화학공학소재연구정보센터
Energy & Fuels, Vol.34, No.11, 14515-14526, 2020
Effects of Microstructure and Rock Mineralogy on Movable Fluid Saturation in Tight Reservoirs
A large amount of injected fracturing fluid is retained in tight reservoirs, leading to low flowback efficiency (less than 30%). It may be related to low fluid movability in tight reservoirs, which is influenced by the complex pore structure and mineral composition. However, effects of microstructure and rock mineralogy on movable fluid saturation in tight reservoirs have not been studied clearly. The tight sandstone cores from the Ordos Basin, China, are analyzed by conducting a series of experiments, including routine petrophysical measurements and X-ray diffraction, scanning electronic microscopy, and nuclear magnetic resonance (NMR) experiments. The quantitative analysis of the pore structure is carried out based on the fractal theory. The results show that NMR T-2 distribution is divided into four types. For the T-2 spectrum (0 < beta < 1) with a low left peak and a high right peak, the movable fluid saturation is 60.7% on average. Quartz has a positive correlation with movable fluid saturation, and clay minerals have a negative correlation with movable fluid saturation. It is caused by the high wettability of quartz and the strong cementation of clay minerals. Fractal dimension D-mov has a negative correlation with movable fluid saturation.
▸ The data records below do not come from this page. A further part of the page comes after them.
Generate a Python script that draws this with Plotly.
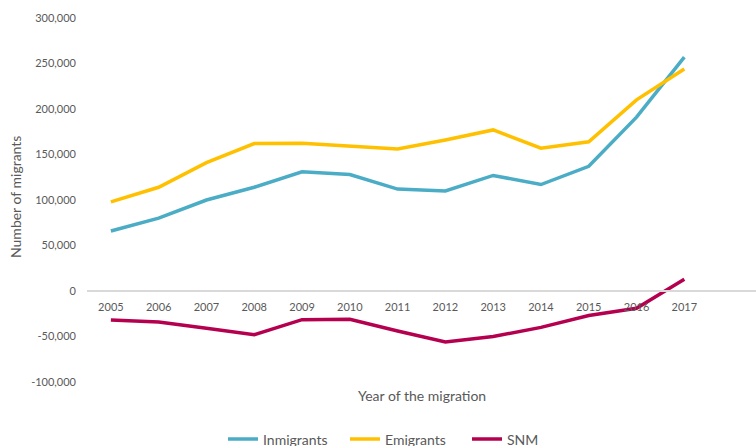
import plotly.graph_objects as go

years = [2005, 2006, 2007, 2008, 2009, 2010, 2011, 2012, 2013, 2014, 2015, 2016, 2017]
inmigrants = [66000, 80000, 100000, 114000, 131000, 128000, 112000, 110000, 127000, 117000, 137000, 191000, 257000]
emigrants = [98000, 114000, 141000, 162000, 162500, 159000, 156000, 166000, 177000, 157000, 164000, 210000, 244000]
snm = [-32000, -34000, -41000, -48000, -31500, -31000, -44000, -56000, -50000, -40000, -27000, -19000, 13000]

y_ticks = [-100000, -50000, 0, 50000, 100000, 150000, 200000, 250000, 300000]
y_ticktext = ["-100,000", "-50,000", "0", "50,000", "100,000", "150,000", "200,000", "250,000", "300,000"]

FONT = "Lato"
GREY = "#595959"

fig = go.Figure()
fig.add_trace(go.Scatter(x=years, y=inmigrants, mode="lines", name="Inmigrants",
                         line=dict(color="#4bacc6", width=3.5)))
fig.add_trace(go.Scatter(x=years, y=emigrants, mode="lines", name="Emigrants",
                         line=dict(color="#ffc000", width=3.5)))
fig.add_trace(go.Scatter(x=years, y=snm, mode="lines", name="SNM",
                         line=dict(color="#b4004e", width=3.5)))

fig.update_layout(
    width=756, height=446,
    margin=dict(l=87, r=0, t=18, b=64, autoexpand=False),
    paper_bgcolor="white", plot_bgcolor="white",
    font=dict(family=FONT, size=11, color=GREY),
    xaxis=dict(
        range=[2004.5, 2018.5],
        tickvals=years, ticktext=[str(y) for y in years],
        showgrid=False, zeroline=False,
        showline=True, linecolor="#d9d9d9", linewidth=1.5,
        anchor="free", position=0.25,
        ticks="", ticklabelstandoff=6,
        tickfont=dict(family=FONT, size=11, color=GREY),
        automargin=False,
    ),
    yaxis=dict(
        range=[-100000, 300000],
        tickvals=y_ticks, ticktext=y_ticktext,
        showgrid=False, zeroline=False, showline=False,
        ticks="", ticklabelstandoff=10,
        tickfont=dict(family=FONT, size=11, color=GREY),
        automargin=False,
    ),
    showlegend=True,
    legend=dict(orientation="h", x=(223 - 87) / 669, xanchor="left", y=-0.158, yanchor="middle",
                font=dict(family=FONT, size=14, color=GREY), bgcolor="rgba(0,0,0,0)",
                tracegroupgap=0, entrywidth=77, entrywidthmode="pixels"),
    annotations=[
        dict(text="Year of the migration", xref="paper", yref="paper",
             x=(422 - 87) / 669, y=(382 - 395) / 364, showarrow=False,
             xanchor="center", yanchor="middle",
             font=dict(family=FONT, size=14, color=GREY)),
        dict(text="Number of migrants", xref="paper", yref="paper",
             x=(15 - 87) / 669, y=(382 - 197) / 364, showarrow=False, textangle=-90,
             xanchor="center", yanchor="middle",
             font=dict(family=FONT, size=14, color=GREY)),
    ],
)

fig.write_html("out.html", config={"displayModeBar": False},
               post_script="document.body.style.margin='0px';")
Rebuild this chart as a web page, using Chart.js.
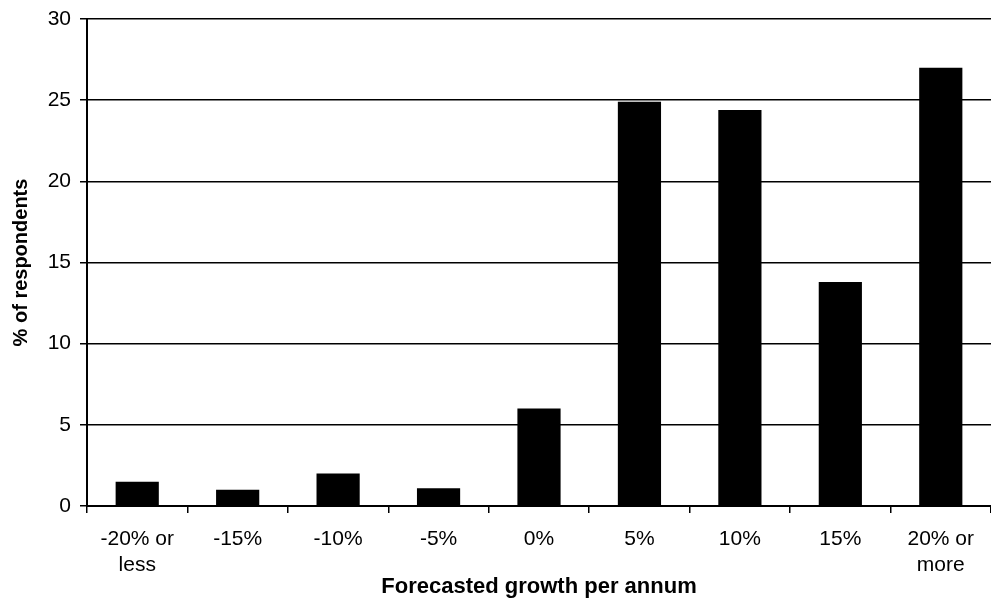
<!DOCTYPE html>
<html>
<head>
<meta charset="utf-8">
<script src="https://cdn.jsdelivr.net/npm/chart.js@4"></script>
<style>
  html, body { margin: 0; padding: 0; background: #fff; }
  #wrap { width: 991px; height: 598px; }
</style>
</head>
<body>
<div id="wrap"><canvas id="c" width="991" height="598"></canvas></div>
<script>
const categories = [["-20% or", "less"], "-15%", "-10%", "-5%", "0%", "5%", "10%", "15%", ["20% or", "more"]];
const respondents = [1.5, 1.0, 2.0, 1.1, 6.0, 24.9, 24.4, 13.8, 27.0];
const yTicks = [0, 5, 10, 15, 20, 25, 30];

const FONT = "'Liberation Sans', Arial, sans-serif";

new Chart(document.getElementById('c'), {
  type: 'bar',
  data: {
    labels: categories,
    datasets: [{
      data: respondents,
      backgroundColor: '#000',
      borderWidth: 0,
      categoryPercentage: 1.0,
      barPercentage: 0.43
    }]
  },
  options: {
    responsive: false,
    animation: false,
    layout: { padding: { top: 19, right: 0, left: 0, bottom: 0 } },
    plugins: { legend: { display: false }, tooltip: { enabled: false } },
    scales: {
      x: {
        grid: { offset: true, drawOnChartArea: false, color: '#000', lineWidth: 1.5, tickLength: 7 },
        border: { color: '#000', width: 2 },
        ticks: { color: '#000', font: { family: FONT, size: 21, lineHeight: 1.25 }, maxRotation: 0, autoSkip: false, padding: 13 },
        title: { display: true, text: 'Forecasted growth per annum', color: '#000',
                 font: { family: FONT, size: 22, weight: 'bold' }, padding: { top: 4, bottom: -2 } },
        afterFit(s) { s.height = 92; }
      },
      y: {
        min: 0, max: 30,
        afterBuildTicks(s) { s.ticks = yTicks.map(v => ({ value: v })); },
        grid: { color: '#000', lineWidth: 1.5, tickLength: 7 },
        border: { color: '#000', width: 2 },
        ticks: { color: '#000', font: { family: FONT, size: 21 }, padding: 9 },
        title: { display: true, text: '% of respondents', color: '#000',
                 font: { family: FONT, size: 20, weight: 'bold' }, padding: { top: 9, bottom: 4 } },
        afterFit(s) { s.width = 87; s.paddingTop = 0; s.paddingBottom = 0; }
      }
    }
  }
});
</script>
</body>
</html>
The complex structure and irregular shape of tight sandstone reduce the movable fluid saturation. Movable fluid mainly comes from macropores whose relaxation time is greater than 10 ms. In addition, the movable fluid porosity of the cores has obvious differences, especially in the macropores. Several studies have shown that the microscopic pore structure and mineral composition of tight sandstone are the key factors that determine the content of movable fluid in the tight reservoir.